EXERCISE OBJECTIVE:
Extract the lines from the start through the line that holds "import * as", both included, omitting all images.
--- START OF PROVIDED DATA ---
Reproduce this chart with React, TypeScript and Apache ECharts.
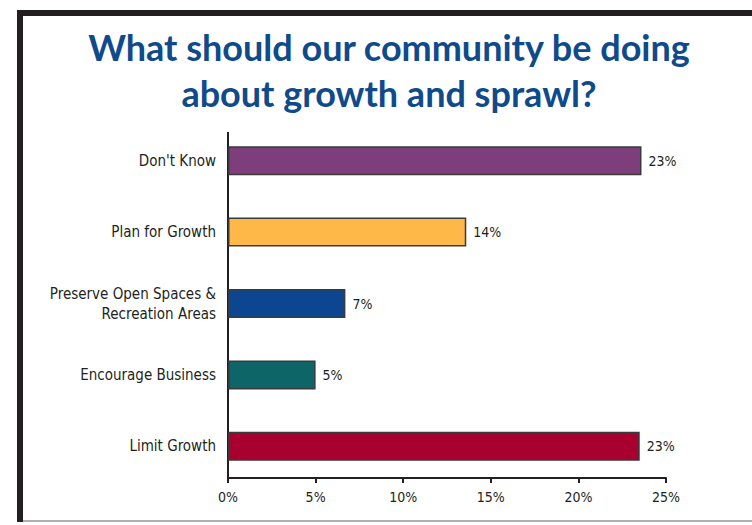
import React, { useEffect, useRef } from "react";
import * as echarts from "echarts";

const categories = [
  "Don't Know",
  "Plan for Growth",
  "Preserve Open Spaces &\nRecreation Areas",
  "Encourage Business",
  "Limit Growth",
];
const values = [23.6, 13.6, 6.7, 5.0, 23.5];
const valueLabels = ["23%", "14%", "7%", "5%", "23%"];
const barColors = ["#7e3e7b", "#fdb848", "#0d4690", "#0d6568", "#a8002f"];
const xTicks = { min: 0, max: 25, interval: 5 };
const titleLines = ["What should our community be doing", "about growth and sprawl?"];

const NARROW = "'DejaVu Sans Condensed', 'Liberation Sans Narrow', sans-serif";

export default function App() {
  const ref = useRef<HTMLDivElement>(null);
  useEffect(() => {
    if (!ref.current) return;
    const chart = echarts.init(ref.current, undefined, { renderer: "svg" });
    chart.setOption({
      animation: false,
      backgroundColor: "#ffffff",
      title: {
        text: titleLines.join("\n"),
        left: 384,
        top: 19,
        textAlign: "center",
        textStyle: {
          fontFamily: "Lato, sans-serif",
          fontWeight: "bold",
          fontSize: 36,
          lineHeight: 46,
          color: "#0f4a8a",
        },
      },
      grid: { left: 228, right: 86, top: 125, bottom: 43, containLabel: false },
      xAxis: {
        type: "value",
        min: xTicks.min,
        max: xTicks.max,
        interval: xTicks.interval,
        offset: -4,
        splitLine: { show: false },
        axisLine: { show: true, lineStyle: { color: "#231f20", width: 2 } },
        axisTick: { show: true, length: 5, lineStyle: { color: "#231f20", width: 2 } },
        axisLabel: {
          formatter: "{value}%",
          fontFamily: NARROW,
          fontSize: 14,
          color: "#231f20",
          margin: 12,
        },
      },
      yAxis: {
        type: "category",
        inverse: true,
        data: categories,
        axisLine: { show: false },
        axisTick: { show: false },
        axisLabel: {
          fontFamily: NARROW,
          fontSize: 15,
          lineHeight: 20,
          color: "#231f20",
          margin: 12,
        },
      },
      series: [
        {
          type: "bar",
          barWidth: 29,
          data: values.map((v, i) => ({
            value: v,
            itemStyle: { color: barColors[i] },
          })),
          itemStyle: { borderColor: "#3a3a3a", borderWidth: 1.5 },
          label: {
            show: true,
            position: "right",
            distance: 7,
            fontFamily: NARROW,
            fontSize: 14,
            color: "#231f20",
            formatter: (p: any) => valueLabels[p.dataIndex],
          },
        },
      ],
      graphic: [
        { type: "rect", shape: { x: 17, y: 10, width: 6, height: 512 }, style: { fill: "#231f20" } },
        { type: "rect", shape: { x: 17, y: 10, width: 740, height: 6 }, style: { fill: "#231f20" } },
        { type: "line", shape: { x1: 23, y1: 521, x2: 752, y2: 521 }, style: { stroke: "#b0b0b0", lineWidth: 2 } },
        { type: "line", shape: { x1: 228, y1: 132, x2: 228, y2: 481 }, style: { stroke: "#231f20", lineWidth: 2 } },
      ],
    });
    return () => chart.dispose();
  }, []);
  return (
    <div
      ref={ref}
      style={{ position: "absolute", left: 0, top: 0, width: 752, height: 525 }}
    />
  );
}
--- END OF PROVIDED DATA ---
RESULT OF THIS EXERCISE:
Reproduce this chart with React, TypeScript and Apache ECharts.
import React, { useEffect, useRef } from "react";
import * as echarts from "echarts";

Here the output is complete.